Direction: Gather all lines with "document" from the records.

(Extracted records)
■ ■ ■ ■ ■ ■ ■
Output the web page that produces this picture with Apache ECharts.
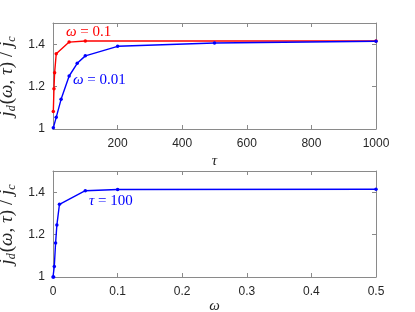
<!DOCTYPE html>
<html><head><meta charset="utf-8">
<script src="https://cdn.jsdelivr.net/npm/echarts@6/dist/echarts.min.js"></script>
<style>html,body{margin:0;padding:0;background:#fff}#c{width:415px;height:312px}</style>
</head><body><div id="c"></div>
<script>
// top panel: omega = 0.1 and omega = 0.01 versus tau
const tauRed = [1, 3, 5, 10, 50, 100, 1000];
const valRed = [1.083, 1.19, 1.265, 1.355, 1.41, 1.415, 1.415];
const tauBlue = [1, 10, 25, 50, 75, 100, 200, 500, 1000];
const valBlue = [1.006, 1.055, 1.14, 1.25, 1.31, 1.345, 1.39, 1.406, 1.414];
// bottom panel: tau = 100 versus omega
const omega = [0, 0.001, 0.002, 0.004, 0.006, 0.01, 0.05, 0.1, 0.5];
const valOmega = [1.0, 1.0, 1.05, 1.16, 1.245, 1.343, 1.407, 1.413, 1.414];
const xTicksTop = [0, 200, 400, 600, 800, 1000];
const xTicksBottom = [0, 0.1, 0.2, 0.3, 0.4, 0.5];
const yTicks = [1, 1.2, 1.4];

const axisCol = '#8a8a8a';
const txtCol = '#262626';
const serif = 'Liberation Serif';

function xAxisPair(gi, max, interval, hideZero, nameRich, gap) {
  return [
    {type:'value', gridIndex:gi, min:0, max:max, interval:interval, position:'bottom',
     axisLine:{show:true,onZero:false,lineStyle:{color:axisCol,width:1}},
     axisTick:{show:true,inside:true,length:4,lineStyle:{color:axisCol}},
     splitLine:{show:false},
     axisLabel:{color:txtCol,fontSize:12,fontFamily:'Liberation Sans',margin:9,
       formatter:v=> (hideZero && v===0) ? '' : String(v)},
     name:nameRich, nameLocation:'middle', nameGap:gap,
     nameTextStyle:{fontFamily:serif,fontStyle:'italic',fontSize:15,color:txtCol}},
    {type:'value', gridIndex:gi, min:0, max:max, interval:interval, position:'top',
     axisLine:{show:true,onZero:false,lineStyle:{color:axisCol,width:1}},
     axisTick:{show:true,inside:true,length:4,lineStyle:{color:axisCol}},
     splitLine:{show:false}, axisLabel:{show:false}}
  ];
}
function yAxisPair(gi) {
  return [
    {type:'value', gridIndex:gi, min:1, max:1.5, interval:0.2, position:'left',
     axisLine:{show:true,onZero:false,lineStyle:{color:axisCol,width:1}},
     axisTick:{show:true,inside:true,length:4,lineStyle:{color:axisCol}},
     splitLine:{show:false},
     axisLabel:{color:txtCol,fontSize:12,fontFamily:'Liberation Sans',margin:8,
       formatter:v=> yTicks.indexOf(Math.round(v*10)/10)>=0 ? (v===1?'1':v.toFixed(1)) : ''},
     name:'{i|j}{s|d}{r|(}{i|ω}{r|, }{i|τ}{r|) / }{i|j}{s|c}', nameLocation:'middle', nameGap:30, nameRotate:90,
     nameTextStyle:{color:txtCol, rich:{
       i:{fontFamily:serif,fontStyle:'italic',fontSize:19,color:txtCol},
       r:{fontFamily:serif,fontSize:19,color:txtCol},
       s:{fontFamily:serif,fontStyle:'italic',fontSize:12,color:txtCol,verticalAlign:'bottom',padding:[8,1,0,0]}
     }}},
    {type:'value', gridIndex:gi, min:1, max:1.5, interval:0.2, position:'right',
     axisLine:{show:true,onZero:false,lineStyle:{color:axisCol,width:1}},
     axisTick:{show:true,inside:true,length:4,lineStyle:{color:axisCol}},
     splitLine:{show:false}, axisLabel:{show:false}}
  ];
}

const chart = echarts.init(document.getElementById('c'), null, {renderer:'canvas'});
const lineSeries = (name, xi, yi, xs, ys, color) => ({
  name, type:'line', xAxisIndex:xi, yAxisIndex:yi,
  data: xs.map((x,i)=>[x, ys[i]]),
  symbol:'circle', symbolSize:3.5, showSymbol:true,
  lineStyle:{color, width:1.4}, itemStyle:{color}, animation:false, z:3
});
const rich = {
  i:{fontFamily:serif,fontStyle:'italic',fontSize:15},
  r:{fontFamily:serif,fontSize:15}
};
chart.setOption({
  animation:false,
  grid:[{left:53,right:39,top:23,height:106,containLabel:false,outerBoundsMode:'none'},
        {left:53,right:39,top:171,height:106,containLabel:false,outerBoundsMode:'none'}],
  xAxis:[...xAxisPair(0,1000,200,true,'τ',25), ...xAxisPair(1,0.5,0.1,false,'ω',22)],
  yAxis:[...yAxisPair(0), ...yAxisPair(1)],
  series:[
    lineSeries('w01',0,0,tauRed,valRed,'#ff0000'),
    lineSeries('w001',0,0,tauBlue,valBlue,'#0000ff'),
    lineSeries('t100',2,2,omega,valOmega,'#0000ff')
  ],
  graphic:[
    {type:'text',left:66,top:25,style:{text:'{i|ω}{r| = 0.1}',rich,fill:'#ff0000'}},
    {type:'text',left:73,top:73,style:{text:'{i|ω}{r| = 0.01}',rich,fill:'#0000ff'}},
    {type:'text',left:89,top:194,style:{text:'{i|τ}{r| = 100}',rich,fill:'#0000ff'}}
  ]
});
</script></body></html>
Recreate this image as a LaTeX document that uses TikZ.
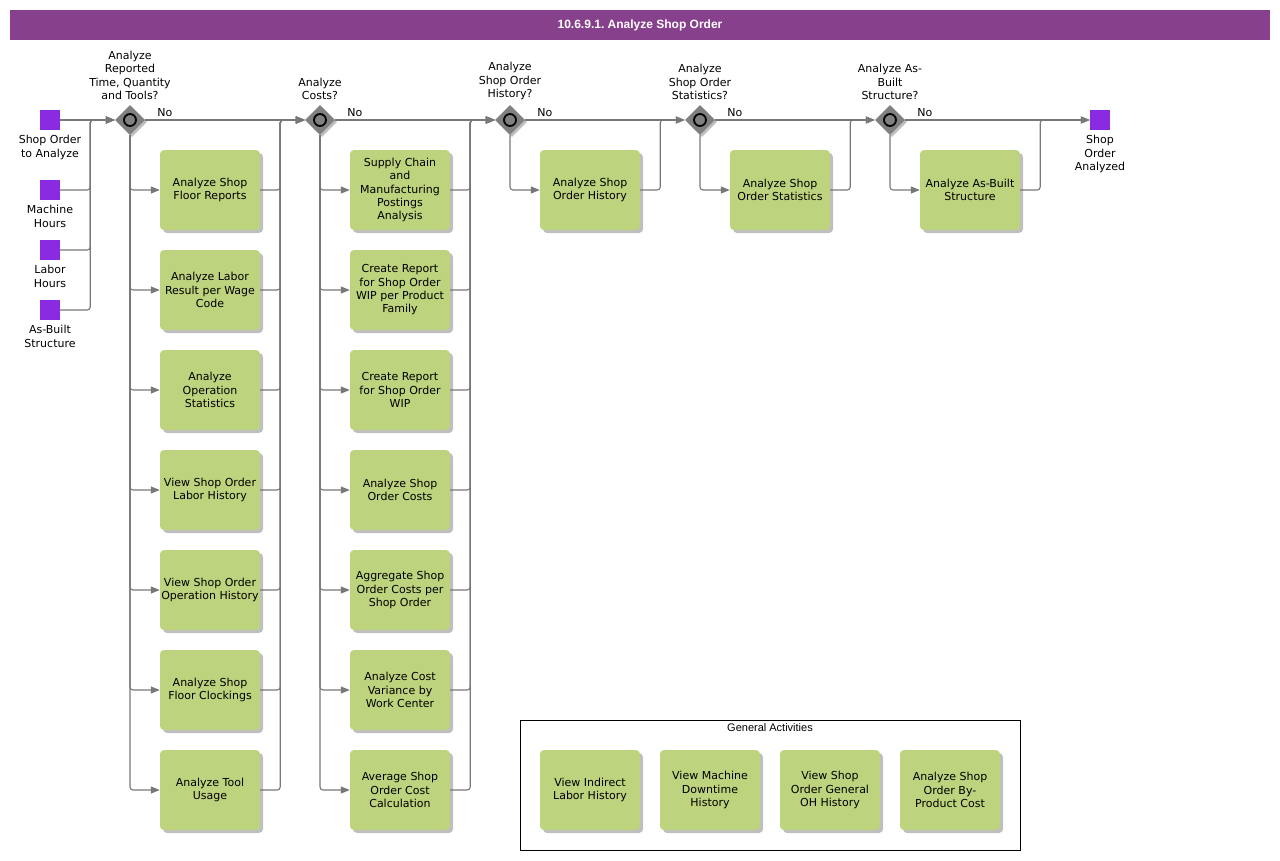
■ ■ ■ ■ ■ ■ ■
Full output:
const chart = echarts.init(document.getElementById('c'), null, {renderer:'canvas'});
Recreate this image as a LaTeX document that uses TikZ.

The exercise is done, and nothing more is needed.